* **AIM**
Nothing in the data should change when you return it, but leave the pictures out.

* **DATA PROVIDED**
════════════════

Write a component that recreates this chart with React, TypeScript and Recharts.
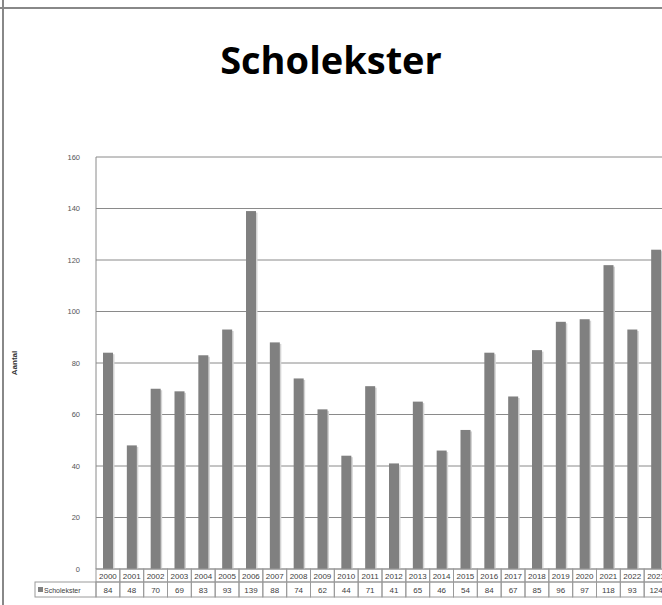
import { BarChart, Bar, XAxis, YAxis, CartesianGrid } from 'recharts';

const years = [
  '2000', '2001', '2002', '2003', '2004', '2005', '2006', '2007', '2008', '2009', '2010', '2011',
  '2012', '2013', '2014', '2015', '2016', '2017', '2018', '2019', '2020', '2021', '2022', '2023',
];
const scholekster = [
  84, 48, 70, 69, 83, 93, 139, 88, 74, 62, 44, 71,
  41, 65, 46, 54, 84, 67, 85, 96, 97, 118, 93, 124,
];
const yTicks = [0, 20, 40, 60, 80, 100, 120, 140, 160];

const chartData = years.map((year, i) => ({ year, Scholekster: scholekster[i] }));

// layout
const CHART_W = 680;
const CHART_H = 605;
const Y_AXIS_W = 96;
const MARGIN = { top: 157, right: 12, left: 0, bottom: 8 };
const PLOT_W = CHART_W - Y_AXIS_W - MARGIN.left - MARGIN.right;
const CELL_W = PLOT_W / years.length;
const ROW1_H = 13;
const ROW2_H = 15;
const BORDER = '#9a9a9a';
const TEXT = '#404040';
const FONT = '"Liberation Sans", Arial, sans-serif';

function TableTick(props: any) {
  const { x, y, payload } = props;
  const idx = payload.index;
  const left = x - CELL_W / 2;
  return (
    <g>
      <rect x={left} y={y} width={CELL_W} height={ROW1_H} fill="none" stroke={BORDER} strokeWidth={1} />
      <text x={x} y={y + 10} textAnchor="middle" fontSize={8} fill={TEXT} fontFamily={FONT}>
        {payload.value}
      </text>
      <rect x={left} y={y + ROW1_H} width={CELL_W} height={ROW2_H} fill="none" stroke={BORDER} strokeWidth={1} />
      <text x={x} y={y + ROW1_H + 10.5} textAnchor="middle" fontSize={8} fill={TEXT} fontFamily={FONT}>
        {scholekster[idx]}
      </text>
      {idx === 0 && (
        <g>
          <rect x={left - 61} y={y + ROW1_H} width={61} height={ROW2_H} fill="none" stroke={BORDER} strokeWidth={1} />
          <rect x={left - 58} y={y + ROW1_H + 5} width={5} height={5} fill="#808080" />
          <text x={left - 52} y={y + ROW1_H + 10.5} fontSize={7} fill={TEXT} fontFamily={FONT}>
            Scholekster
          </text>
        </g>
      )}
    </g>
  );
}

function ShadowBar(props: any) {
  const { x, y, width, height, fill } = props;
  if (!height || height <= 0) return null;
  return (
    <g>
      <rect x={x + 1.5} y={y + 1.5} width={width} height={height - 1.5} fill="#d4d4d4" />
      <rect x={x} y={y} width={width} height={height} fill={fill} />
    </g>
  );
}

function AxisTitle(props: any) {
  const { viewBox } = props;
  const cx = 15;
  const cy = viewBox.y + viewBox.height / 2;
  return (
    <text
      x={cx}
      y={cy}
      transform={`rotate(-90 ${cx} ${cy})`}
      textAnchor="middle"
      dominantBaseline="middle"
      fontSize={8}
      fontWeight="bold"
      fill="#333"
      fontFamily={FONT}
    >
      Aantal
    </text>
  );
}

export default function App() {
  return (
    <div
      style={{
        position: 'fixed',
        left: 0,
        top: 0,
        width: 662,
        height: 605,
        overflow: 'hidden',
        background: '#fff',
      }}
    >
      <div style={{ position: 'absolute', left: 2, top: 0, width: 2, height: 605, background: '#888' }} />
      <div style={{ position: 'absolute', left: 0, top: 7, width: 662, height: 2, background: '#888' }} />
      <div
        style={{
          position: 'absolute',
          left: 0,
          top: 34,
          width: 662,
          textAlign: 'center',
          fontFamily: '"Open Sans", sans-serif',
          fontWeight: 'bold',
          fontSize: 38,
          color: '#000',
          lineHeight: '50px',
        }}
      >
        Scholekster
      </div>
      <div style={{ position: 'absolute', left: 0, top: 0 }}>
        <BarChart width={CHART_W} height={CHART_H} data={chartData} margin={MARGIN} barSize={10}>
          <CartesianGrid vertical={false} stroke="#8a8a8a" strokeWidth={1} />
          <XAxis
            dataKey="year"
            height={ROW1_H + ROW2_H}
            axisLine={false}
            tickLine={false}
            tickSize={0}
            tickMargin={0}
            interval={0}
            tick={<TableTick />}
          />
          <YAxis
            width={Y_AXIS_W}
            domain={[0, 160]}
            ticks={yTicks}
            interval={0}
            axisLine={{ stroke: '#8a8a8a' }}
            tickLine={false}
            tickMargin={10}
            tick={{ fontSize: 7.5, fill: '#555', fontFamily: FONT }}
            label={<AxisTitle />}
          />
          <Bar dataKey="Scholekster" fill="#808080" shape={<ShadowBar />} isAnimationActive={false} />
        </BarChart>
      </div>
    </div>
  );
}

════════════════

* **RESULT OF THIS EXERCISE**
Write a component that recreates this chart with React, TypeScript and Recharts.
import { BarChart, Bar, XAxis, YAxis, CartesianGrid } from 'recharts';

const years = [
  '2000', '2001', '2002', '2003', '2004', '2005', '2006', '2007', '2008', '2009', '2010', '2011',
  '2012', '2013', '2014', '2015', '2016', '2017', '2018', '2019', '2020', '2021', '2022', '2023',
];
const scholekster = [
  84, 48, 70, 69, 83, 93, 139, 88, 74, 62, 44, 71,
  41, 65, 46, 54, 84, 67, 85, 96, 97, 118, 93, 124,
];
const yTicks = [0, 20, 40, 60, 80, 100, 120, 140, 160];

const chartData = years.map((year, i) => ({ year, Scholekster: scholekster[i] }));

// layout
const CHART_W = 680;
const CHART_H = 605;
const Y_AXIS_W = 96;
const MARGIN = { top: 157, right: 12, left: 0, bottom: 8 };
const PLOT_W = CHART_W - Y_AXIS_W - MARGIN.left - MARGIN.right;
const CELL_W = PLOT_W / years.length;
const ROW1_H = 13;
const ROW2_H = 15;
const BORDER = '#9a9a9a';
const TEXT = '#404040';
const FONT = '"Liberation Sans", Arial, sans-serif';

function TableTick(props: any) {
  const { x, y, payload } = props;
  const idx = payload.index;
  const left = x - CELL_W / 2;
  return (
    <g>
      <rect x={left} y={y} width={CELL_W} height={ROW1_H} fill="none" stroke={BORDER} strokeWidth={1} />
      <text x={x} y={y + 10} textAnchor="middle" fontSize={8} fill={TEXT} fontFamily={FONT}>
        {payload.value}
      </text>
      <rect x={left} y={y + ROW1_H} width={CELL_W} height={ROW2_H} fill="none" stroke={BORDER} strokeWidth={1} />
      <text x={x} y={y + ROW1_H + 10.5} textAnchor="middle" fontSize={8} fill={TEXT} fontFamily={FONT}>
        {scholekster[idx]}
      </text>
      {idx === 0 && (
        <g>
          <rect x={left - 61} y={y + ROW1_H} width={61} height={ROW2_H} fill="none" stroke={BORDER} strokeWidth={1} />
          <rect x={left - 58} y={y + ROW1_H + 5} width={5} height={5} fill="#808080" />
          <text x={left - 52} y={y + ROW1_H + 10.5} fontSize={7} fill={TEXT} fontFamily={FONT}>
            Scholekster
          </text>
        </g>
      )}
    </g>
  );
}

function ShadowBar(props: any) {
  const { x, y, width, height, fill } = props;
  if (!height || height <= 0) return null;
  return (
    <g>
      <rect x={x + 1.5} y={y + 1.5} width={width} height={height - 1.5} fill="#d4d4d4" />
      <rect x={x} y={y} width={width} height={height} fill={fill} />
    </g>
  );
}

function AxisTitle(props: any) {
  const { viewBox } = props;
  const cx = 15;
  const cy = viewBox.y + viewBox.height / 2;
  return (
    <text
      x={cx}
      y={cy}
      transform={`rotate(-90 ${cx} ${cy})`}
      textAnchor="middle"
      dominantBaseline="middle"
      fontSize={8}
      fontWeight="bold"
      fill="#333"
      fontFamily={FONT}
    >
      Aantal
    </text>
  );
}

export default function App() {
  return (
    <div
      style={{
        position: 'fixed',
        left: 0,
        top: 0,
        width: 662,
        height: 605,
        overflow: 'hidden',
        background: '#fff',
      }}
    >
      <div style={{ position: 'absolute', left: 2, top: 0, width: 2, height: 605, background: '#888' }} />
      <div style={{ position: 'absolute', left: 0, top: 7, width: 662, height: 2, background: '#888' }} />
      <div
        style={{
          position: 'absolute',
          left: 0,
          top: 34,
          width: 662,
          textAlign: 'center',
          fontFamily: '"Open Sans", sans-serif',
          fontWeight: 'bold',
          fontSize: 38,
          color: '#000',
          lineHeight: '50px',
        }}
      >
        Scholekster
      </div>
      <div style={{ position: 'absolute', left: 0, top: 0 }}>
        <BarChart width={CHART_W} height={CHART_H} data={chartData} margin={MARGIN} barSize={10}>
          <CartesianGrid vertical={false} stroke="#8a8a8a" strokeWidth={1} />
          <XAxis
            dataKey="year"
            height={ROW1_H + ROW2_H}
            axisLine={false}
            tickLine={false}
            tickSize={0}
            tickMargin={0}
            interval={0}
            tick={<TableTick />}
          />
          <YAxis
            width={Y_AXIS_W}
            domain={[0, 160]}
            ticks={yTicks}
            interval={0}
            axisLine={{ stroke: '#8a8a8a' }}
            tickLine={false}
            tickMargin={10}
            tick={{ fontSize: 7.5, fill: '#555', fontFamily: FONT }}
            label={<AxisTitle />}
          />
          <Bar dataKey="Scholekster" fill="#808080" shape={<ShadowBar />} isAnimationActive={false} />
        </BarChart>
      </div>
    </div>
  );
}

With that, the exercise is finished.